Basel, sanata olan tutkusu ile bilinir. Şehirdeki sayısız müzeden biri olan Kunstmuseum Basel, Avrupa’nın en eski sanat koleksiyonlarından birine ev sahipliği yapıyor. Van Gogh, Monet, Picasso gibi dünya çapında ünlü sanatçıların eserlerini görmek için müzeyi ziyaret etmek harika bir seçenek olabilir. Zamanınız kısıtlıysa bile, Basel'deki bu zengin sanat koleksiyonuna kısa bir göz atmanızı öneririm.
Sanatla dolu bir gün geçirdikten sonra, Jean Tinguely Çeşmesi’ni ziyaret edebilirsiniz. 1977 yılında ünlü İsviçreli sanatçı Jean Tinguely tarafından tasarlanan bu hareketli çeşme, bir zamanlar bu alanda bulunan tiyatro sahnesinin neşeli atmosferini anımsatıyor.
Basel gezinizin ikinci yarısında, Ren Nehri boyunca keyifli bir yürüyüş yaparak şehrin huzurlu atmosferini deneyimleyebilirsiniz. Özellikle Mittlere Brücke (Orta Köprü) üzerinden geçerek nehrin diğer yakasına, Kleinbasel bölgesine yürüyün. Buradan şehrin panoramik manzarasını izlemek büyüleyici olacaktır. Nehrin kenarındaki banklarda oturup şehri izlemek, özellikle sabah saatlerinde ya da akşamüstü oldukça rahatlatıcıdır. Ayrıca, Ren Nehri'nin serin sularında yüzen yerel halkı izlemek de Basel’in yaşam tarzına dair size ilginç bir bakış açısı sunabilir.
Basel’de en az bir gece konakladığınızda, otelinizden alacağınız Basel Card ile şehri ücretsiz toplu taşıma araçlarıyla keşfetme şansınız olacak. Bu kart, aynı zamanda birçok müze ve turda indirim de sağlıyor. Bu sayede hem bütçenizi zorlamadan şehirde dolaşabilir hem de şehrin sunduğu tüm güzellikleri keşfedebilirsiniz.
Eğer zamanınız varsa, Basel’de görülmesi gereken birkaç yer daha var. Basel Güzel Sanatlar Müzesi (Kunstmuseum Basel) dışında, şehrin önde gelen başka bir müzesi olan Museum der Kulturen’i ziyaret edebilirsiniz.

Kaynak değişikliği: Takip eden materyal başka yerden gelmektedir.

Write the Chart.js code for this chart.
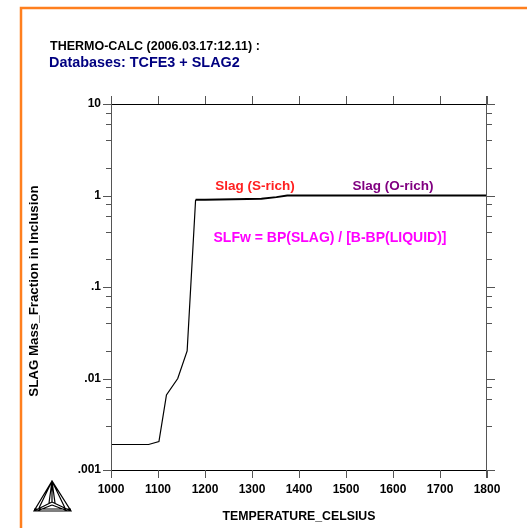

Bu müze, farklı kültürlere ait zengin bir koleksiyon sunuyor.
St. Alban Bölgesi, şehrin daha sakin ve yeşil bir köşesi olarak öne çıkıyor. Burada yer alan Basel Kağıt Fabrikası (Papiermühle), eski kağıt yapım tekniklerini öğrenebileceğiniz ilginç bir müze. Bu bölge, Basel’in Küçük Venedik olarak adlandırılan kısmı olup, sakin bir yürüyüş yapmak için idealdir.
Barfüsserplatz Meydanı ise şehrin tam kalbinde, hem alışveriş yapmak hem de tarihi atmosferi solumak için mükemmel bir nokta. Özellikle Noel döneminde bu meydan, pazarları ve ışıklarıyla büyüleyici bir atmosfere bürünüyor.
Spalenberg bölgesi ise tarihi dokusu ve şirin butik mağazalarıyla alışveriş meraklıları için harika bir durak olacaktır. Dar arnavut kaldırımlı sokakları ve eski evleri ile bu bölge, Basel’in en otantik köşelerinden biridir.
Basel’de geçireceğiniz bu kısa süre, şehrin tarihi ve kültürel zenginliklerini keşfetmek için yeterli olacak. Basel’in sakin sokaklarında dolaşırken, her köşesinde sizi farklı bir sürpriz bekliyor olacak. Göz alıcı mimarisi, zengin sanat mirası ve Ren Nehri’nin huzur veren manzarasıyla Basel, her gezginin unutamayacağı bir şehir olarak hafızalarda kalacak.